Give an exact transcription of every line, dropping the images.
---
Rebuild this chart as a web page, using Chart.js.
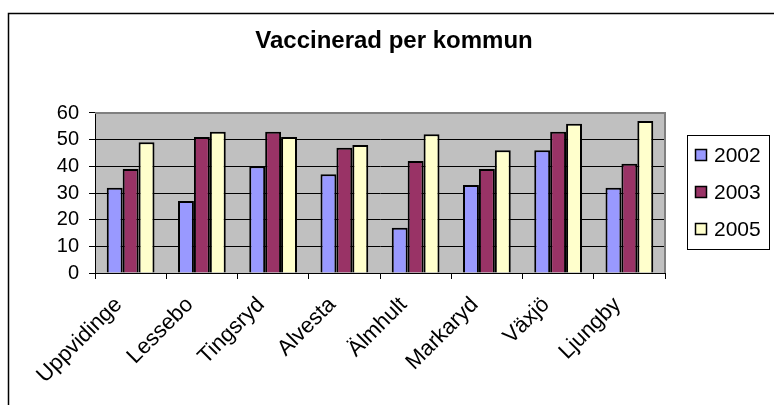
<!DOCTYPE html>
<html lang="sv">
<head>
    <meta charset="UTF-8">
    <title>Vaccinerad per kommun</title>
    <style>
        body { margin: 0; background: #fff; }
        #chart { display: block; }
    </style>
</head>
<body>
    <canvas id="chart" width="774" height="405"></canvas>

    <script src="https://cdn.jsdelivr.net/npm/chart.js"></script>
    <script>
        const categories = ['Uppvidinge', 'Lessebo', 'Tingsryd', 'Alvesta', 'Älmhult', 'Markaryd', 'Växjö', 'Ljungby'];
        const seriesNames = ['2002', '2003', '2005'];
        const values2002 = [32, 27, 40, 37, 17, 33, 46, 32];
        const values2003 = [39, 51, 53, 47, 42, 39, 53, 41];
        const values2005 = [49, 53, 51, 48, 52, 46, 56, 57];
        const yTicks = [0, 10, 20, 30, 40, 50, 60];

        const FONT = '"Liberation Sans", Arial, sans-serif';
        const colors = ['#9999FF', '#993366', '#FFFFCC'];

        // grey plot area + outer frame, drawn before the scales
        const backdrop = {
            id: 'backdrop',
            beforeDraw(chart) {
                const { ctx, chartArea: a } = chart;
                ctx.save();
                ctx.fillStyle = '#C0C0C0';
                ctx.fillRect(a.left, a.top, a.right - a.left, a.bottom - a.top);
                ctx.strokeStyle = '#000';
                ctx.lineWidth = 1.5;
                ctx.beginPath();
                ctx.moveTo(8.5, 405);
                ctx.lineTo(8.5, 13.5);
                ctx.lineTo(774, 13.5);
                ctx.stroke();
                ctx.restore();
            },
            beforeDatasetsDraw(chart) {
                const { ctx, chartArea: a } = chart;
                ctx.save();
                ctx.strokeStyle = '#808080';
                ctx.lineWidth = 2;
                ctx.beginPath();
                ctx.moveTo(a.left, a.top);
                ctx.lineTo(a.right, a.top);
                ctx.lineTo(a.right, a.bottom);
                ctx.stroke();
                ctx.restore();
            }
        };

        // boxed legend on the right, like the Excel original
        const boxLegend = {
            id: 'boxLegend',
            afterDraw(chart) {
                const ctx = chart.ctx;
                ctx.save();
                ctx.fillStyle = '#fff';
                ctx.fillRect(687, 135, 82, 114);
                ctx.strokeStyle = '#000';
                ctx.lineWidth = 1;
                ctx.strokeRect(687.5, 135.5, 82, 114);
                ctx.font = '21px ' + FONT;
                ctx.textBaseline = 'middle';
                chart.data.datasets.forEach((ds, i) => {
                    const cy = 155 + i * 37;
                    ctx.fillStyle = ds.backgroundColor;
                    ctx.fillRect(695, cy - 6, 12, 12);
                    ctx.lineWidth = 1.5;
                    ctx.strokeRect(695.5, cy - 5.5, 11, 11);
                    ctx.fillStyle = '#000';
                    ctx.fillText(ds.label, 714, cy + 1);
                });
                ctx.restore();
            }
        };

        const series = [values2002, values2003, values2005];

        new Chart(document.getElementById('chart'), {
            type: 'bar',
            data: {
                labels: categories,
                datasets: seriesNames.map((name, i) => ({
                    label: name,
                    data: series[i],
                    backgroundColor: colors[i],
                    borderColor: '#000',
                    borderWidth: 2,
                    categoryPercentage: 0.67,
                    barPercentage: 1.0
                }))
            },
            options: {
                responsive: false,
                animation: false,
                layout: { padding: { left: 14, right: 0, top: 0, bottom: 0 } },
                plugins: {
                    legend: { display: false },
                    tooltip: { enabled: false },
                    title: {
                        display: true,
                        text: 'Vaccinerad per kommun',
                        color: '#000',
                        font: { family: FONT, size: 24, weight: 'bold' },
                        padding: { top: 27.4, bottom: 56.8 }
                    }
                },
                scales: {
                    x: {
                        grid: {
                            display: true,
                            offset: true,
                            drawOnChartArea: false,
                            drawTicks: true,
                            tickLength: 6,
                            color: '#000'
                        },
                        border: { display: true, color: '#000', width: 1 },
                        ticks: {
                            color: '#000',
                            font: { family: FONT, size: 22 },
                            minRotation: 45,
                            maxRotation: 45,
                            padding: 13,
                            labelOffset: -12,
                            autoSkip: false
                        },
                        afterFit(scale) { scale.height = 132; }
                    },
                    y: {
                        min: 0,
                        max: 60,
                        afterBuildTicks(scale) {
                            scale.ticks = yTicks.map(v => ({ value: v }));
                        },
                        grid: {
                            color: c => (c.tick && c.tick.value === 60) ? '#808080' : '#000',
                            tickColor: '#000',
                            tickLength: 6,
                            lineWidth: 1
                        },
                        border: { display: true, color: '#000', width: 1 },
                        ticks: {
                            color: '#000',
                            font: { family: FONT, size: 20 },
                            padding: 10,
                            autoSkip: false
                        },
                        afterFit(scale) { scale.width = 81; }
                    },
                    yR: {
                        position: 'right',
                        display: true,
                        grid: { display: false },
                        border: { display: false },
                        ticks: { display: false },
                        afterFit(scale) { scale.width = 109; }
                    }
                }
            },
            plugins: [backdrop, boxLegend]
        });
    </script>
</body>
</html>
---
### THE RESPONSE
Rebuild this chart as a web page, using Chart.js.
<!DOCTYPE html>
<html lang="sv">
<head>
    <meta charset="UTF-8">
    <title>Vaccinerad per kommun</title>
    <style>
        body { margin: 0; background: #fff; }
        #chart { display: block; }
    </style>
</head>
<body>
    <canvas id="chart" width="774" height="405"></canvas>

    <script src="https://cdn.jsdelivr.net/npm/chart.js"></script>
    <script>
        const categories = ['Uppvidinge', 'Lessebo', 'Tingsryd', 'Alvesta', 'Älmhult', 'Markaryd', 'Växjö', 'Ljungby'];
        const seriesNames = ['2002', '2003', '2005'];
        const values2002 = [32, 27, 40, 37, 17, 33, 46, 32];
        const values2003 = [39, 51, 53, 47, 42, 39, 53, 41];
        const values2005 = [49, 53, 51, 48, 52, 46, 56, 57];
        const yTicks = [0, 10, 20, 30, 40, 50, 60];

        const FONT = '"Liberation Sans", Arial, sans-serif';
        const colors = ['#9999FF', '#993366', '#FFFFCC'];

        // grey plot area + outer frame, drawn before the scales
        const backdrop = {
            id: 'backdrop',
            beforeDraw(chart) {
                const { ctx, chartArea: a } = chart;
                ctx.save();
                ctx.fillStyle = '#C0C0C0';
                ctx.fillRect(a.left, a.top, a.right - a.left, a.bottom - a.top);
                ctx.strokeStyle = '#000';
                ctx.lineWidth = 1.5;
                ctx.beginPath();
                ctx.moveTo(8.5, 405);
                ctx.lineTo(8.5, 13.5);
                ctx.lineTo(774, 13.5);
                ctx.stroke();
                ctx.restore();
            },
            beforeDatasetsDraw(chart) {
                const { ctx, chartArea: a } = chart;
                ctx.save();
                ctx.strokeStyle = '#808080';
                ctx.lineWidth = 2;
                ctx.beginPath();
                ctx.moveTo(a.left, a.top);
                ctx.lineTo(a.right, a.top);
                ctx.lineTo(a.right, a.bottom);
                ctx.stroke();
                ctx.restore();
            }
        };

        // boxed legend on the right, like the Excel original
        const boxLegend = {
            id: 'boxLegend',
            afterDraw(chart) {
                const ctx = chart.ctx;
                ctx.save();
                ctx.fillStyle = '#fff';
                ctx.fillRect(687, 135, 82, 114);
                ctx.strokeStyle = '#000';
                ctx.lineWidth = 1;
                ctx.strokeRect(687.5, 135.5, 82, 114);
                ctx.font = '21px ' + FONT;
                ctx.textBaseline = 'middle';
                chart.data.datasets.forEach((ds, i) => {
                    const cy = 155 + i * 37;
                    ctx.fillStyle = ds.backgroundColor;
                    ctx.fillRect(695, cy - 6, 12, 12);
                    ctx.lineWidth = 1.5;
                    ctx.strokeRect(695.5, cy - 5.5, 11, 11);
                    ctx.fillStyle = '#000';
                    ctx.fillText(ds.label, 714, cy + 1);
                });
                ctx.restore();
            }
        };

        const series = [values2002, values2003, values2005];

        new Chart(document.getElementById('chart'), {
            type: 'bar',
            data: {
                labels: categories,
                datasets: seriesNames.map((name, i) => ({
                    label: name,
                    data: series[i],
                    backgroundColor: colors[i],
                    borderColor: '#000',
                    borderWidth: 2,
                    categoryPercentage: 0.67,
                    barPercentage: 1.0
                }))
            },
            options: {
                responsive: false,
                animation: false,
                layout: { padding: { left: 14, right: 0, top: 0, bottom: 0 } },
                plugins: {
                    legend: { display: false },
                    tooltip: { enabled: false },
                    title: {
                        display: true,
                        text: 'Vaccinerad per kommun',
                        color: '#000',
                        font: { family: FONT, size: 24, weight: 'bold' },
                        padding: { top: 27.4, bottom: 56.8 }
                    }
                },
                scales: {
                    x: {
                        grid: {
                            display: true,
                            offset: true,
                            drawOnChartArea: false,
                            drawTicks: true,
                            tickLength: 6,
                            color: '#000'
                        },
                        border: { display: true, color: '#000', width: 1 },
                        ticks: {
                            color: '#000',
                            font: { family: FONT, size: 22 },
                            minRotation: 45,
                            maxRotation: 45,
                            padding: 13,
                            labelOffset: -12,
                            autoSkip: false
                        },
                        afterFit(scale) { scale.height = 132; }
                    },
                    y: {
                        min: 0,
                        max: 60,
                        afterBuildTicks(scale) {
                            scale.ticks = yTicks.map(v => ({ value: v }));
                        },
                        grid: {
                            color: c => (c.tick && c.tick.value === 60) ? '#808080' : '#000',
                            tickColor: '#000',
                            tickLength: 6,
                            lineWidth: 1
                        },
                        border: { display: true, color: '#000', width: 1 },
                        ticks: {
                            color: '#000',
                            font: { family: FONT, size: 20 },
                            padding: 10,
                            autoSkip: false
                        },
                        afterFit(scale) { scale.width = 81; }
                    },
                    yR: {
                        position: 'right',
                        display: true,
                        grid: { display: false },
                        border: { display: false },
                        ticks: { display: false },
                        afterFit(scale) { scale.width = 109; }
                    }
                }
            },
            plugins: [backdrop, boxLegend]
        });
    </script>
</body>
</html>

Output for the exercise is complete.